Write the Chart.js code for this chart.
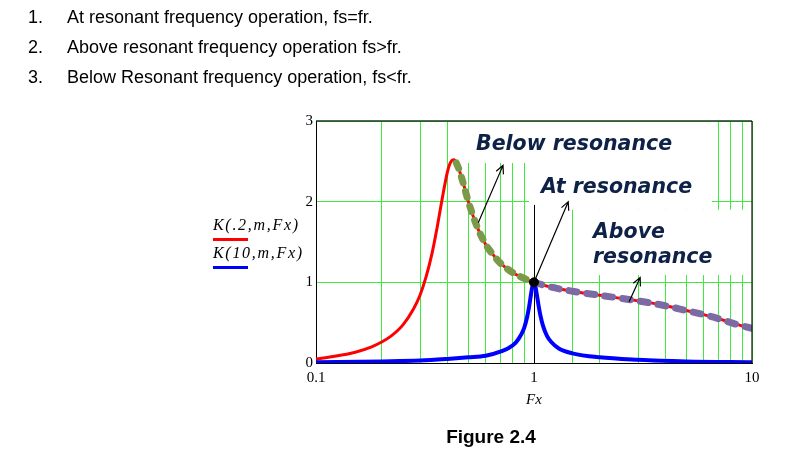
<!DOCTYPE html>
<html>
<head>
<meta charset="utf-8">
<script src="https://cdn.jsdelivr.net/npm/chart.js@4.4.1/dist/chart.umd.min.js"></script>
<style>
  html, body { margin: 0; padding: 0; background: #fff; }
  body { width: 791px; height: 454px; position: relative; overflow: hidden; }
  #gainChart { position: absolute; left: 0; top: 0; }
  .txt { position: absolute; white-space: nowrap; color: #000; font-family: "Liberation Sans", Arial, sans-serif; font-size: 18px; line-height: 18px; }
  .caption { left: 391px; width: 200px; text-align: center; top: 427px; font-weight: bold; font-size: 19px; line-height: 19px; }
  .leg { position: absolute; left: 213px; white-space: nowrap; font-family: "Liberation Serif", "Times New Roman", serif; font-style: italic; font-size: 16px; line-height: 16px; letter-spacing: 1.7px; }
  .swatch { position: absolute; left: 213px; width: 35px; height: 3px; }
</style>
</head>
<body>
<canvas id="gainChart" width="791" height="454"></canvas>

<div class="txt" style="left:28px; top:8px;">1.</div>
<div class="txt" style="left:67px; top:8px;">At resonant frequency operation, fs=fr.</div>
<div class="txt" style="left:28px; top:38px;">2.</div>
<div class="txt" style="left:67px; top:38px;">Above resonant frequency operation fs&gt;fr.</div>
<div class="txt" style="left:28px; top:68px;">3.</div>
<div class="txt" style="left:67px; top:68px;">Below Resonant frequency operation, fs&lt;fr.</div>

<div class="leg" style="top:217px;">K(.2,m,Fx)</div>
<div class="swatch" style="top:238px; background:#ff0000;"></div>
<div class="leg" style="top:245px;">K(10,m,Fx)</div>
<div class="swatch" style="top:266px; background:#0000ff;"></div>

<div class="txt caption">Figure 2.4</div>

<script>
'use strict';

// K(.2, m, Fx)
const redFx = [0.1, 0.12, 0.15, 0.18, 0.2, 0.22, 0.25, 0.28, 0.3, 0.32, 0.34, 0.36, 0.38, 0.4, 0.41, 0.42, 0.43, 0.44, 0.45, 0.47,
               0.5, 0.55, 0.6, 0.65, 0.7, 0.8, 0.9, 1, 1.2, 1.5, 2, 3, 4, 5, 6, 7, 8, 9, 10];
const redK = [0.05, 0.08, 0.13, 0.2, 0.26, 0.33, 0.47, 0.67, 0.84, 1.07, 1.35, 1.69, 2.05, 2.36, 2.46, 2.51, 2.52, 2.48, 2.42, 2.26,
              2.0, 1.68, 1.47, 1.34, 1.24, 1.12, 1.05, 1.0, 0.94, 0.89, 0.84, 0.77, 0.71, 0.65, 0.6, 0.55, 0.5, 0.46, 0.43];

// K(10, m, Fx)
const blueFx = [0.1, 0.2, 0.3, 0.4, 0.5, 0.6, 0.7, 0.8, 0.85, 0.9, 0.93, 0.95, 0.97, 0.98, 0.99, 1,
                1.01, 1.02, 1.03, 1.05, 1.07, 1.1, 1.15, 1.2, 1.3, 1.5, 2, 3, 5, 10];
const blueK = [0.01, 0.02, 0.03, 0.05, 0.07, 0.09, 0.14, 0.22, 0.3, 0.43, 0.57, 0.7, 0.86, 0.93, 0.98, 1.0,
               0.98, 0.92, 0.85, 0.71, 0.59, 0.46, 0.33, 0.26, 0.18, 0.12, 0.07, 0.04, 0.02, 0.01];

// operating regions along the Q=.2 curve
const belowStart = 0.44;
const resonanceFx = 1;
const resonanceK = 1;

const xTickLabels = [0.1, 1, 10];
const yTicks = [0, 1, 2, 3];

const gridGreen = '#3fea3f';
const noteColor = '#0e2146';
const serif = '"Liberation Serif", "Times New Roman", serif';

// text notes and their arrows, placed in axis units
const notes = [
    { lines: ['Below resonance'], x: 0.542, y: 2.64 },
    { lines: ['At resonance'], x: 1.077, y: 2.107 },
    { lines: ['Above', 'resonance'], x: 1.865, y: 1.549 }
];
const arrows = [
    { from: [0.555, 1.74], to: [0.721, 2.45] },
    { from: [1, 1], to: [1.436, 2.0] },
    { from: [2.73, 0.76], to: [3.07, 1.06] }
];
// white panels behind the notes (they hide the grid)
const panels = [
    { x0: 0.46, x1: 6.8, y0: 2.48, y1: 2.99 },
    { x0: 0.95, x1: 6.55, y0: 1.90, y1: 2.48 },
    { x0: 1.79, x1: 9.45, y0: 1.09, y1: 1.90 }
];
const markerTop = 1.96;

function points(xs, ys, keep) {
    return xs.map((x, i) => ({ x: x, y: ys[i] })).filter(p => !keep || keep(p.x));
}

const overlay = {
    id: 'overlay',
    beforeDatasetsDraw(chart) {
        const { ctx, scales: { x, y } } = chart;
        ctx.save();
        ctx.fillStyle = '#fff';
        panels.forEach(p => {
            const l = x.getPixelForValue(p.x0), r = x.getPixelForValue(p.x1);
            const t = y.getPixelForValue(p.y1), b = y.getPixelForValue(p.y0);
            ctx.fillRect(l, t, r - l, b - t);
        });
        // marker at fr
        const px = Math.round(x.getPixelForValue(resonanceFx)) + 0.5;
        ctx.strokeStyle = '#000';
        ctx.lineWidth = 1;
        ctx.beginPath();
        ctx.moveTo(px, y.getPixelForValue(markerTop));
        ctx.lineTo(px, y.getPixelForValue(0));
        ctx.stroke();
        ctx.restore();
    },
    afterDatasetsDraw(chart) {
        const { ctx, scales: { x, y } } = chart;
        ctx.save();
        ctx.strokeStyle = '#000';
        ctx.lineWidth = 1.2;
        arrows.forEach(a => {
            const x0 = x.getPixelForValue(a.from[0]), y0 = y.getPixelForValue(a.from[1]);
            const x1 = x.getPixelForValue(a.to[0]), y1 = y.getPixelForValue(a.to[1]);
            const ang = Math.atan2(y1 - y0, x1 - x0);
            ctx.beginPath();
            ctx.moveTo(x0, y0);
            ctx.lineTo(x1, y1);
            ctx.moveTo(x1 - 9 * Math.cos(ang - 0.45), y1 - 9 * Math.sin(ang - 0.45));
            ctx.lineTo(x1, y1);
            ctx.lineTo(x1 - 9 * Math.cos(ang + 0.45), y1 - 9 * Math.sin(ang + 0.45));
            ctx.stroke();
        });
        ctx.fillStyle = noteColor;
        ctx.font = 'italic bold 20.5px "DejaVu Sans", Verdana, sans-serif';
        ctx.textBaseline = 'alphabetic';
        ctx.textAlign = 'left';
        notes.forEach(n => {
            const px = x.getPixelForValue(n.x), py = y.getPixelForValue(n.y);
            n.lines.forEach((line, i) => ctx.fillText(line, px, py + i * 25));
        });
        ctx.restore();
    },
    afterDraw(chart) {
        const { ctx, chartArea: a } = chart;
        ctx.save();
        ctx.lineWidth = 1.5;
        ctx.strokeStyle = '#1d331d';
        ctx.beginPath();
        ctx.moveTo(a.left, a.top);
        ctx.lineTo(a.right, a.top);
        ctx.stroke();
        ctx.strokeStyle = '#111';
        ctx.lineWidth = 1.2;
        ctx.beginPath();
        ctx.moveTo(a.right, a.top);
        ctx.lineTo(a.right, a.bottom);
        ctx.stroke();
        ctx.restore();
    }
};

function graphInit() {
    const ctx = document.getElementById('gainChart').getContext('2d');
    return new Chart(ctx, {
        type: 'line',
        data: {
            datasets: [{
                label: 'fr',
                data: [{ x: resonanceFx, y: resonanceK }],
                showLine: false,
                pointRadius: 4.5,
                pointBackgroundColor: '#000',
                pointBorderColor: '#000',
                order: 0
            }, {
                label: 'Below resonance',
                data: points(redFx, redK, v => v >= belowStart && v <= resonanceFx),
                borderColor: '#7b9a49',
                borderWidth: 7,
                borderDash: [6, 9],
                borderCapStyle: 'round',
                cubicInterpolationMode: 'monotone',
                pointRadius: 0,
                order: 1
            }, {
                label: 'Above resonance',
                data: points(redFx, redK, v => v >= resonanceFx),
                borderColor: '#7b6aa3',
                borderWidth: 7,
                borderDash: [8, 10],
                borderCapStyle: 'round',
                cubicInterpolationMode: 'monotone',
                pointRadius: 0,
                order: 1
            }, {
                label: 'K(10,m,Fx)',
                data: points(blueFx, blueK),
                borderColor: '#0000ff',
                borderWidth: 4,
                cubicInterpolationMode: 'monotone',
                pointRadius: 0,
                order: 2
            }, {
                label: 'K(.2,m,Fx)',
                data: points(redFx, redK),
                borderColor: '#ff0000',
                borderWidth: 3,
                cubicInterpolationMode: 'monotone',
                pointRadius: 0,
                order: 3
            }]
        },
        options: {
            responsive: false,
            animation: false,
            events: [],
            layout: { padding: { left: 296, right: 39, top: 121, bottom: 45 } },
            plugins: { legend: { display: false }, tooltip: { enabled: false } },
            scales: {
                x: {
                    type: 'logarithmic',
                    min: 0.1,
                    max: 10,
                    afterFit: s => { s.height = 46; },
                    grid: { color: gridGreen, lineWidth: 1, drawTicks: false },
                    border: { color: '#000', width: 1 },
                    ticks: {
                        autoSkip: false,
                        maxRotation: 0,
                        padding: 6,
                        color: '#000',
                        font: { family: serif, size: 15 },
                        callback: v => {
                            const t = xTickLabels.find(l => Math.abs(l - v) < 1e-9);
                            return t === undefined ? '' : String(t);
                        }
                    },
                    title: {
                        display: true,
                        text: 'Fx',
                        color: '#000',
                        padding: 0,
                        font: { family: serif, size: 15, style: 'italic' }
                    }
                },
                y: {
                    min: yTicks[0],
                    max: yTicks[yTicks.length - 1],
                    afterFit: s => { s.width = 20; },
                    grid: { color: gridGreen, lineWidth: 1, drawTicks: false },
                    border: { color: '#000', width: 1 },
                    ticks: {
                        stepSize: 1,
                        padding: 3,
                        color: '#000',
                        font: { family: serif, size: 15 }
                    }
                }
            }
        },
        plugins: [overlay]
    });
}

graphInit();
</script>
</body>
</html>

WHAT IS ASKED: Only lines belong in the copy: transcribe those from the start of the data through the line that contains "frequency operation, fs&lt;fr.</div>", and skip the pictures.

REPLY TO THE TASK:
Write the Chart.js code for this chart.
<!DOCTYPE html>
<html>
<head>
<meta charset="utf-8">
<script src="https://cdn.jsdelivr.net/npm/chart.js@4.4.1/dist/chart.umd.min.js"></script>
<style>
  html, body { margin: 0; padding: 0; background: #fff; }
  body { width: 791px; height: 454px; position: relative; overflow: hidden; }
  #gainChart { position: absolute; left: 0; top: 0; }
  .txt { position: absolute; white-space: nowrap; color: #000; font-family: "Liberation Sans", Arial, sans-serif; font-size: 18px; line-height: 18px; }
  .caption { left: 391px; width: 200px; text-align: center; top: 427px; font-weight: bold; font-size: 19px; line-height: 19px; }
  .leg { position: absolute; left: 213px; white-space: nowrap; font-family: "Liberation Serif", "Times New Roman", serif; font-style: italic; font-size: 16px; line-height: 16px; letter-spacing: 1.7px; }
  .swatch { position: absolute; left: 213px; width: 35px; height: 3px; }
</style>
</head>
<body>
<canvas id="gainChart" width="791" height="454"></canvas>

<div class="txt" style="left:28px; top:8px;">1.</div>
<div class="txt" style="left:67px; top:8px;">At resonant frequency operation, fs=fr.</div>
<div class="txt" style="left:28px; top:38px;">2.</div>
<div class="txt" style="left:67px; top:38px;">Above resonant frequency operation fs&gt;fr.</div>
<div class="txt" style="left:28px; top:68px;">3.</div>
<div class="txt" style="left:67px; top:68px;">Below Resonant frequency operation, fs&lt;fr.</div>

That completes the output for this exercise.